I think indigenous media is in a good place at the moment. You know, not only do we have our own national television station and our own Imparja television station - a commercial television station - but a lot of our filmmakers are making, you know, huge feature films. You know, we've gone up to the next level now. You know, we've done the short films, we've done the documentaries, we've done the television dramas. And now we're actually doing feature films with, you know, well recognised actors in it. So, you know, it's … a great place to be. And I can see it just growing even further.
So, not only do I manage the legal service in the whole of the Northern Territory and also chair all the Aboriginal legal services around Australia, it's also working with all the other key Aboriginal peak bodies and developing strategic plans on how we're going to make this significant change to improve lives of Aboriginal people. And that's right across everything. You've got justice, housing, education, mental health, everything. And it's a different way we're doing it now.
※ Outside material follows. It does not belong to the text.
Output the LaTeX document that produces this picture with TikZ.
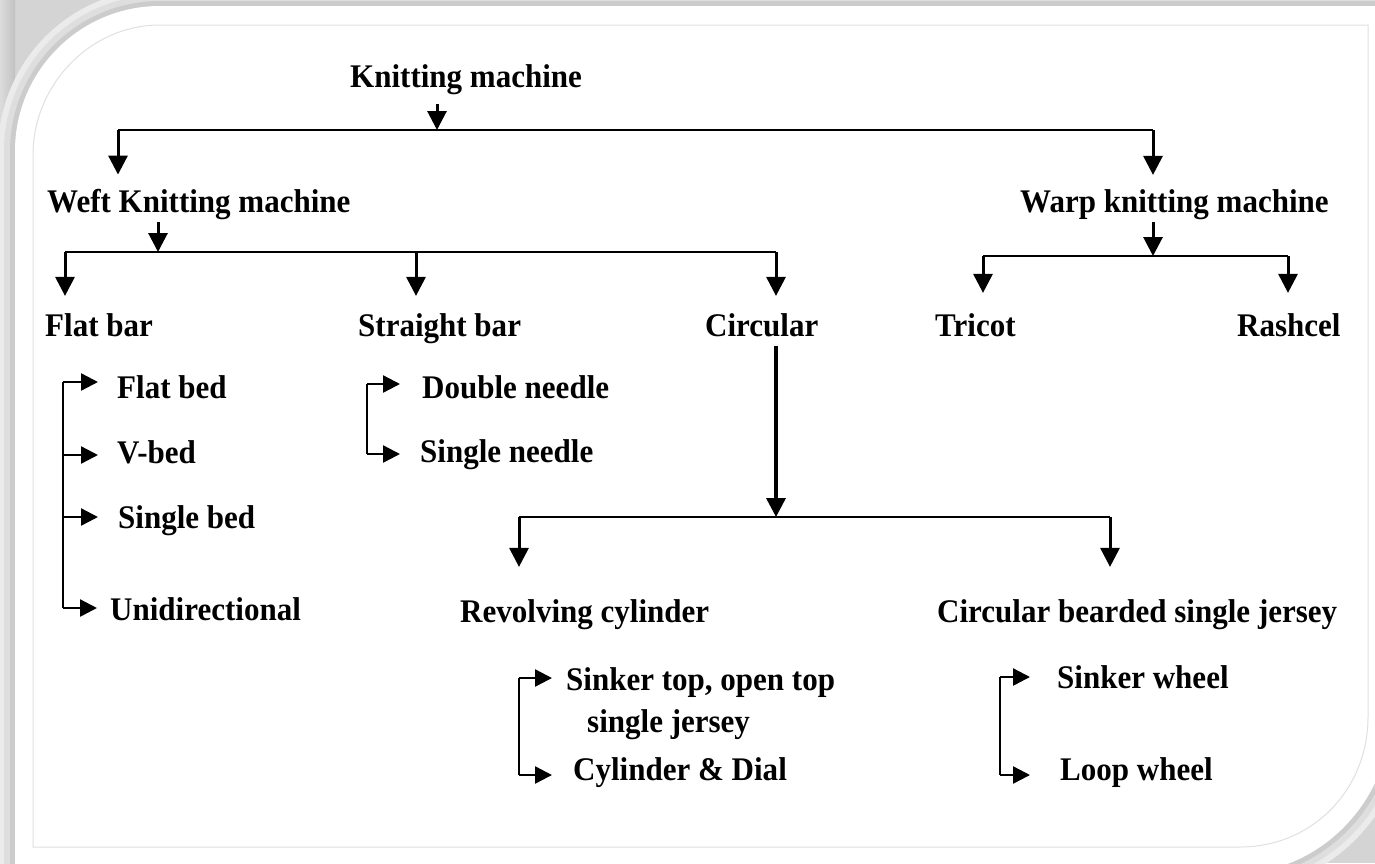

We actually have regular meetings with Aboriginal organisations, Commonwealth agencies and territory and state government agencies as well, and Ministers. So, we're all working together and not in a tokenistic way, in a real way to make that difference.
I think times have really changed, you know, and I think the politicians have recognised that, that they can't just go ahead and try and fix all Aboriginal issues without working with Aboriginal people. So, they've really changed the working relationship, so that we've got Closing the Gap you know, which looks at all those priority areas: your justice, your health, … education, your housing, but they're not doing it on their own. What they've now done is form the Coalition of Peaks. So they're working with all Aboriginal industries on making those decisions on how to make a change. So, now things have really changed where you don't have governments just, you know, full bore ahead doing their own thing. They're actually stepping back and working with us to make that change. So I'm actually hopeful for a change.